Le traité d’Ozanam est court, il parle de beaucoup de cadrans ; mais en peu de mots ; ses démonstrations sont abrégées, & par conséquent obscures ; les principes sont peu détaillés, il s’occupe peu de la pratique, en sorte qu’il n’est suffisant, ni pour les amateurs de la théorie, ni pour ceux de la pratique.

La Gnomonique de la Hire contient un grand nombre de méthodes graphiques très-générales, pour les cadrans inclinés, avec des démonstrations élégantes, mais difficiles ; nous en avons rapporté quelques-unes, il n’employoit que les points d’ombre.

Le cours de Mathématiques de Wolf contient une Gnomonique facile & assez complete.

Le Gnomonique par Deparcieux, 1741, in-4o, ne traite principalement que des cadrans verticaux, & cela par une seule méthode qui est celle du calcul des hauteurs, dont il donne un long détail pour tous les cas, à l’usage des personnes qui n’ont aucune pratique du calcul ; il emploie aussi les points d’ombre à la manière de la Hire.

L’ouvrage de Rivard, publié en 1746, contient aussi un grand nombre de détails & de pratiques pour les cadrans verticaux dans tous les cas, & par toutes les méthodes possibles, avec des démonstrations claires & commodes ; mais ce n’est là qu’une partie de la Gnomonique.

Pour les cadrans de différentes formes, on peut consulter Bion. Usages des instrumens de Mathematiques, 1752, in-4.

La Gnomonique pratique par Dom Bedos, 1774, in-8.°, contient de grands détails pour construire facilement & exactement les principales espèces de cadrans, mais sans démonstrations.

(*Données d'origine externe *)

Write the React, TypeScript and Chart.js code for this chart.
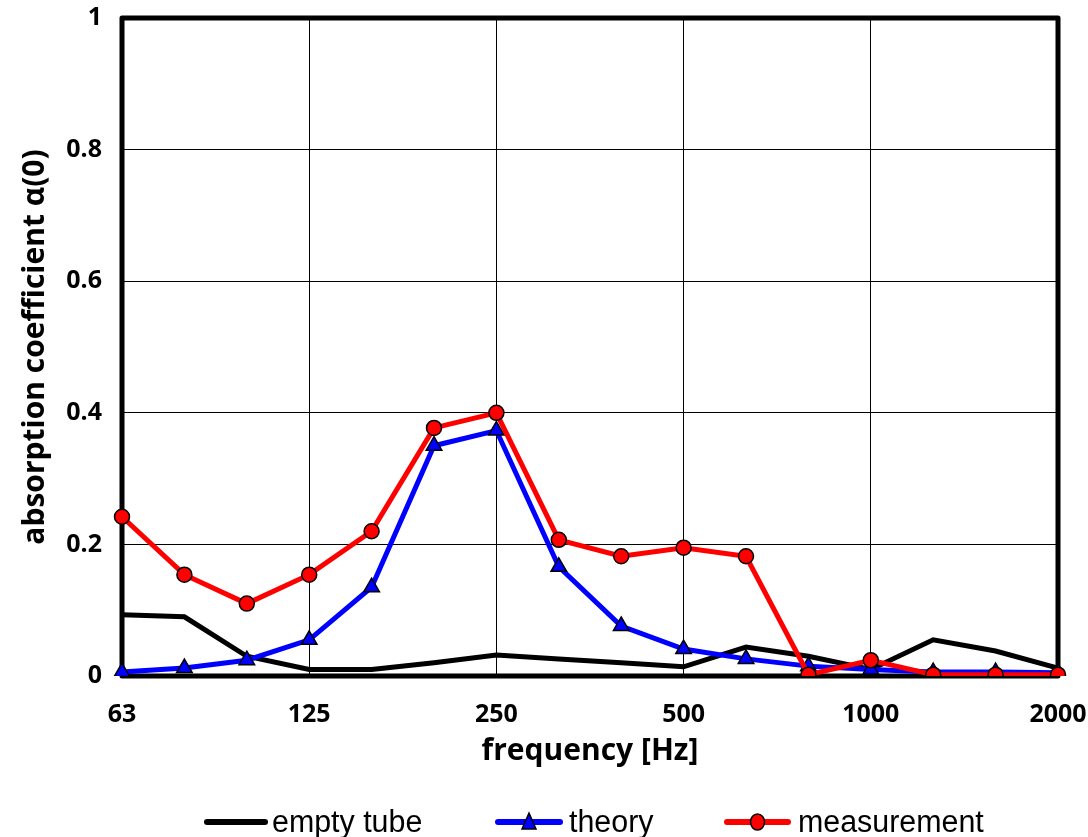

Pour moi, dans celle que j’ai mise en abrégé au mot cadran, j’ai essayé de réunir plus brièvement la théorie & la pratique, une théorie plus simple que dans certains auteurs, une pratique plus usuelle que dans les autres, l’on y verra en abrégé toutes les méthodes & toute la Gnomonique, mais en détail, les choses susceptibles d’applications ; enfin, c’est l’abrégé d’un ouvrage plus considérable que j’espere publier.

Gnomonique reflexe, Gnomonique rompue, est celle qui enseigne à construire des cadrans par réflexion ou par réfraction. (D. L.)